Para confirmar que a aplicação foi compilada nativamente, use o comando "file":

$ file main
main: ELF 32-bit LSB executable, Intel 80386, version 1 (SYSV), dynamically linked (uses shared libs), for GNU/Linux 2.6.15, not stripped

Para cross-compilar, basta trocar o gcc pelo compilador do toolchain, que no nosso caso é o arm-linux-gcc:

$ arm-linux-gcc main.c -o main

Obs: Lembre-se de que a variável PATH deve estar configurada corretamente para o bash encontrar as ferramentas do toolchain.

Use o comando “file” para confirmar que a aplicação foi compilada para ARM:

$ file main
main: ELF 32-bit LSB executable, ARM, version 1 (SYSV), dynamically linked (uses shared libs), not stripped

Fácil, não?

CROSS-COMPILANDO APLICAÇÕES MAIS COMPLEXAS

Mas Sergio, compilar um arquivo ".c" é fácil. E no caso de um projeto mais complexo, com diversos arquivos-fonte?

Um projeto deste porte é normalmente baseado em um ou mais Makefiles, ou em um conjunto de ferramentas chamadas de autotools.

Para um projeto baseado em Makefile, você pode abrir o arquivo de Makefile, encontrar a definição das variáveis que definem as ferramentas de compilação (AR, AS, LD, CC, GCC, CPP, CXX, STRIP) e substituir pelas do seu toolchain. Não se esqueça de que a variável PATH também deve estar configurada corretamente.

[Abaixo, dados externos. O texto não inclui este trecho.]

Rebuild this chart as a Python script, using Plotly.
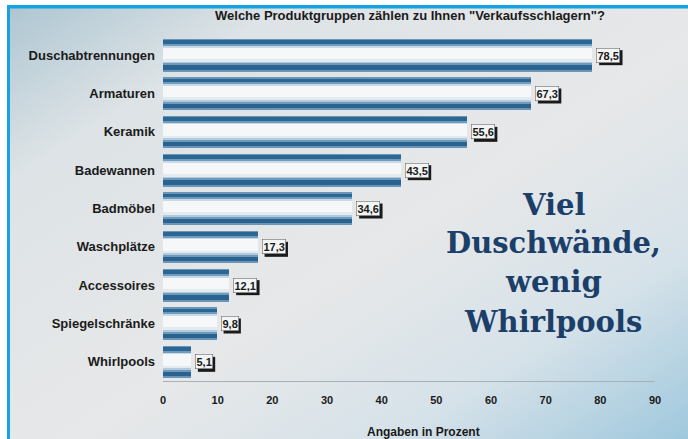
import base64
import plotly.graph_objects as go

# ---------------- data ----------------
categories = ["Duschabtrennungen", "Armaturen", "Keramik", "Badewannen", "Badmöbel",
              "Waschplätze", "Accessoires", "Spiegelschränke", "Whirlpools"]
values = [78.5, 67.3, 55.6, 43.5, 34.6, 17.3, 12.1, 9.8, 5.1]
value_labels = ["78,5", "67,3", "55,6", "43,5", "34,6", "17,3", "12,1", "9,8", "5,1"]
x_ticks = [0, 10, 20, 30, 40, 50, 60, 70, 80, 90]
title_text = "Welche Produktgruppen zählen zu Ihnen \"Verkaufsschlagern\"?"
axis_title = "Angaben in Prozent"
headline = ["Viel", "Duschwände,", "wenig", "Whirlpools"]

# plot from bottom to top
cats = categories[::-1]
vals = values[::-1]
labs = value_labels[::-1]

W, H = 688, 439
L, R, T, B = 163, 33, 36, 58
PW, PH = W - L - R, H - T - B


def px(xp):
    return (xp - L) / PW


def py(yp):
    return (H - B - yp) / PH


# ---- gradient profile of bars (from top edge s=0 to bottom s=1) ----
grad = [
    (0.00, 0.04, "#6b95b6"),
    (0.04, 0.15, "#2b6794"),
    (0.15, 0.21, "#6f9cbd"),
    (0.21, 0.27, "#c9dae6"),
    (0.27, 0.62, "#f6f7f8"),
    (0.62, 0.70, "#e3ebf1"),
    (0.70, 0.76, "#b3cbdc"),
    (0.76, 0.82, "#6e9abb"),
    (0.82, 0.96, "#2a6290"),
    (0.96, 1.00, "#6b95b6"),
]
BH = 0.833
fig = go.Figure()
for s0, s1, col in grad:
    fig.add_trace(go.Bar(
        x=vals, y=cats, orientation="h",
        offset=BH / 2 - s1 * BH, width=(s1 - s0) * BH,
        marker=dict(color=col, line=dict(width=0)),
        hoverinfo="skip", showlegend=False,
    ))

LAB_FONT = dict(family="Liberation Sans", size=11, color="#1a1a1a", weight="bold")
annotations = []
shapes = []
# value boxes with a drop shadow (shadow drawn as a pixel-sized shape anchored at the bar end)
for c, v, t in zip(cats, vals, labs):
    tw = sum(3.1 if ch == "," else 6.1 for ch in t)
    shapes.append(dict(type="rect", xref="x", yref="y", xsizemode="pixel", ysizemode="pixel",
                       xanchor=v, yanchor=c, x0=7, x1=tw + 9, y0=-10, y1=5,
                       fillcolor="#1a1a1a", line=dict(width=0), layer="above"))
    annotations.append(dict(x=v, y=c, xref="x", yref="y", text=t, showarrow=False,
                            xanchor="left", xshift=4, font=LAB_FONT,
                            bgcolor="#f3f4f4", bordercolor="#555555", borderwidth=0.5, borderpad=1))

annotations.append(dict(x=px(410), y=py(16), xref="paper", yref="paper", text=title_text,
                        showarrow=False, xanchor="center", yanchor="middle",
                        font=dict(family="Liberation Sans", size=13, color="#1a1a1a", weight="bold")))
annotations.append(dict(x=px(423), y=py(432), xref="paper", yref="paper", text=axis_title,
                        showarrow=False, xanchor="center", yanchor="middle",
                        font=dict(family="Liberation Sans", size=12, color="#1a1a1a", weight="bold")))
line_y = [205, 243, 282, 322]
for txt, yy in zip(headline, line_y):
    annotations.append(dict(x=px(553), y=py(yy), xref="paper", yref="paper", text=txt,
                            showarrow=False, xanchor="center", yanchor="middle",
                            font=dict(family="DejaVu Serif", size=29, color="#1c3f69", weight="bold")))

# background gradient (svg)
svg = f'''<svg xmlns="http://www.w3.org/2000/svg" width="{W}" height="{H}" viewBox="0 0 {W} {H}" preserveAspectRatio="none">
<defs><linearGradient id="g" x1="0" y1="0" x2="1" y2="1">
<stop offset="0" stop-color="#aec6d2"/>
<stop offset="0.2" stop-color="#dde3e6"/>
<stop offset="0.55" stop-color="#e7e8e9"/>
<stop offset="0.78" stop-color="#d6e2e9"/>
<stop offset="1" stop-color="#9fc8dd"/>
</linearGradient></defs>
<rect width="{W}" height="{H}" fill="url(#g)"/></svg>'''
src = "data:image/svg+xml;base64," + base64.b64encode(svg.encode()).decode()

images = [dict(source=src, xref="paper", yref="paper", x=px(9), y=py(7),
               sizex=(W - 9) / PW, sizey=(H - 7) / PH, sizing="stretch",
               xanchor="left", yanchor="top", layer="below")]

shapes += [
    dict(type="rect", xref="paper", yref="paper", x0=px(7), x1=px(W + 2), y0=py(8.5), y1=py(5),
         fillcolor="#15a3e4", line=dict(width=0), layer="above"),
    dict(type="rect", xref="paper", yref="paper", x0=px(7), x1=px(10), y0=py(H + 2), y1=py(5),
         fillcolor="#15a3e4", line=dict(width=0), layer="above"),
]

fig.update_layout(
    width=W, height=H, margin=dict(l=L, r=R, t=T, b=B, autoexpand=False),
    barmode="overlay", bargap=0,
    paper_bgcolor="white", plot_bgcolor="rgba(0,0,0,0)",
    showlegend=False,
    annotations=annotations, images=images, shapes=shapes,
    xaxis=dict(range=[0, 90], tickvals=x_ticks, ticktext=[str(t) for t in x_ticks],
               showgrid=False, zeroline=False, showline=True, linecolor="#a7b0b6", linewidth=1,
               ticks="", ticklabelstandoff=9,
               tickfont=dict(family="Liberation Sans", size=11, color="#1a1a1a", weight="bold")),
    yaxis=dict(categoryorder="array", categoryarray=cats, range=[-0.5, 8.5],
               showgrid=False, zeroline=False, showline=False, ticks="", ticklabelstandoff=7,
               tickfont=dict(family="Liberation Sans", size=13, color="#1a1a1a", weight="bold")),
)

fig.write_html("out.html")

Para um projeto baseado em autotools, o procedimento comum para compilar nativamente a aplicação é este:

$ ./configure
$ make
$ make install

Mas para cross-compilar um projeto baseado em autotools, alguns cuidados adicionais devem ser tomados, como configurar o compilador através da variável de ambiente CC, e indicar o "host" ao executar a ferramenta "configure".

Para estudar este processo, vamos cross-compilar o lighttpd, um web server bastante usado em Linux embarcado, e cujo projeto é baseado em autotools.

Baixe e descompacte o pacote:

$ cd /opt/toolchain/
$ wget http://download.lighttpd.net/lighttpd/releases-1.4.x/lighttpd-1.4.29.tar.gz
$ tar zxfv lighttpd-1.4.29.tar.gz
$ cd lighttpd-1.4.29/

Para cross-compilar usando o toolchain que geramos, basta executar os comandos abaixo:

$ export PATH=/opt/toolchain/x-tools/arm-unknown-linux-uclibcgnueabi/bin:$PATH
$ export CC=arm-linux-gcc
$ ./configure --host=arm-linux --without-pcre --without-zlib --without-bzip2 --disable-ipv6
$ make

Na primeira linha configuramos a variável de ambiente PATH. Na segunda linha configuramos o compilador do toolchain através da variável de ambiente CC. Na terceira linha configuramos o software indicando qual é o host (máquina que irá executar a aplicação), e desabilitando algumas bibliotecas que não temos disponíveis. Por último, executamos o make para compilar a aplicação.

Confirme se o lighttpd foi compilado para ARM:

$ file ./src/lighttpd
./src/lighttpd: ELF 32-bit LSB executable, ARM, version 1 (SYSV), dynamically linked (uses shared libs), not stripped

Percebam que a geração e o uso de toolchains não envolve nenhum tipo de "magia negra". Quanto menos uma ferramenta for uma "caixa preta" para você, melhor. Você será mais produtivo, e resolverá eventuais problemas muito mais rapidamente.